## What to produce
Retype the opening lines of the listing below, ending with the line that contains "general, dirías que", and leave out any pictures.

## Recorded information
========================

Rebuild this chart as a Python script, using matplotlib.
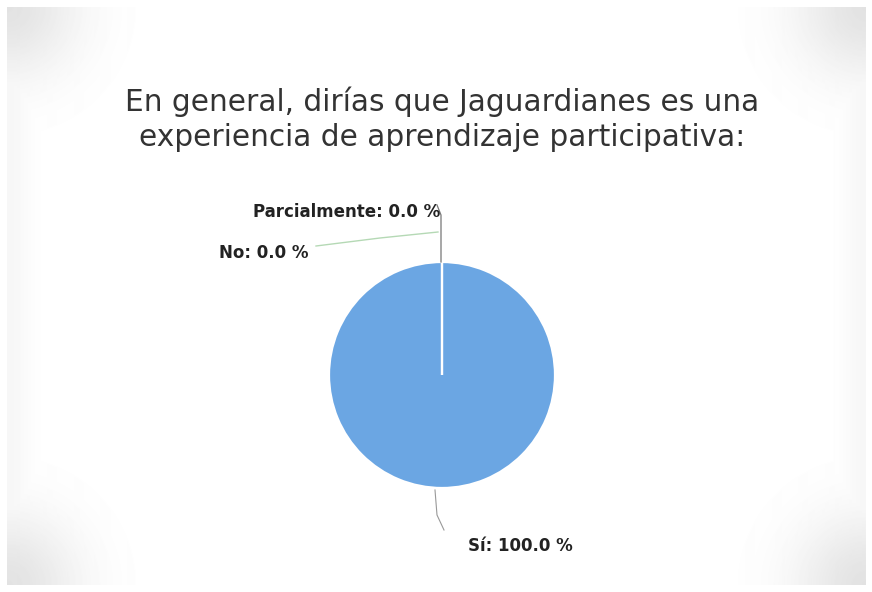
import numpy as np
import matplotlib
matplotlib.use("Agg")
import matplotlib.pyplot as plt

# Survey answers and their shares (%)
categories = ["Sí", "No", "Parcialmente"]
shares = [100.0, 0.0, 0.0]
title = "En general, dirías que Jaguardianes es una\nexperiencia de aprendizaje participativa:"

W, H = 872, 592
fig = plt.figure(figsize=(W / 100, H / 100), dpi=100)
fig.patch.set_facecolor("white")
ax = fig.add_axes([0, 0, 1, 1])

# Soft grey shading in the corners, inside a thin white frame
m = 7
iw, ih = W - 2 * m, H - 2 * m
yy, xx = np.mgrid[0:ih, 0:iw]
shade = np.zeros((ih, iw))
for cx, cy in [(0, 0), (iw, 0), (0, ih), (iw, ih)]:
    d = np.hypot(xx - cx, yy - cy)
    shade = np.maximum(shade, np.exp(-(d / 70.0) ** 2))
edge = np.exp(-(np.minimum(xx, iw - xx) / 22.0) ** 2) * 0.3
shade = np.maximum(shade, edge)
bg = 1 - 0.11 * shade
ax.imshow(bg, cmap="gray", vmin=0, vmax=1, extent=(m, W - m, m, H - m),
          origin="upper", zorder=0, interpolation="bilinear")

# Pie
center = (442, H - 375)
radius = 113
wedges, _ = ax.pie(shares, startangle=90, counterclock=False,
                   colors=["#6ba6e3", "#9fd3a0", "#f3c98b"],
                   center=center, radius=radius, frame=True,
                   wedgeprops=dict(edgecolor="white", linewidth=1.6))
for w in wedges:
    w.set_zorder(2)
ax.set_xlim(0, W)
ax.set_ylim(0, H)
ax.set_aspect("equal")
ax.axis("off")

# Title
fig.text(442 / W, (H - 119) / H, title, ha="center", va="center",
         fontsize=21.3, color="#333333", family="DejaVu Sans",
         linespacing=1.25)

lab_kw = dict(fontsize=12, fontweight="bold", color="#222222",
              family="DejaVu Sans", zorder=4)

def fmt(c, v):
    return f"{c}: {v:.1f} %"

# Sí label below the pie
ax.text(468, H - 546, fmt(categories[0], shares[0]), ha="left", va="center", **lab_kw)
ax.plot([435, 437, 444], [H - 490, H - 515, H - 530], color="#999999", lw=0.8, zorder=3)

# No label, leader running to the top of the pie
ax.text(308, H - 253, fmt(categories[1], shares[1]), ha="right", va="center", **lab_kw)
ax.plot([316, 380, 438], [H - 246, H - 238, H - 232], color="#b5d9b5", lw=1.0, zorder=3)

# Parcialmente label, leader running to the top of the pie
ax.text(440, H - 212, fmt(categories[2], shares[2]), ha="right", va="center", **lab_kw)
ax.plot([437, 441, 441], [H - 205, H - 215, H - 262], color="#777777", lw=0.9, zorder=3)

fig.savefig("out.png", dpi=100, facecolor="white")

========================

## Finished task
Rebuild this chart as a Python script, using matplotlib.
import numpy as np
import matplotlib
matplotlib.use("Agg")
import matplotlib.pyplot as plt

# Survey answers and their shares (%)
categories = ["Sí", "No", "Parcialmente"]
shares = [100.0, 0.0, 0.0]
title = "En general, dirías que Jaguardianes es una\nexperiencia de aprendizaje participativa:"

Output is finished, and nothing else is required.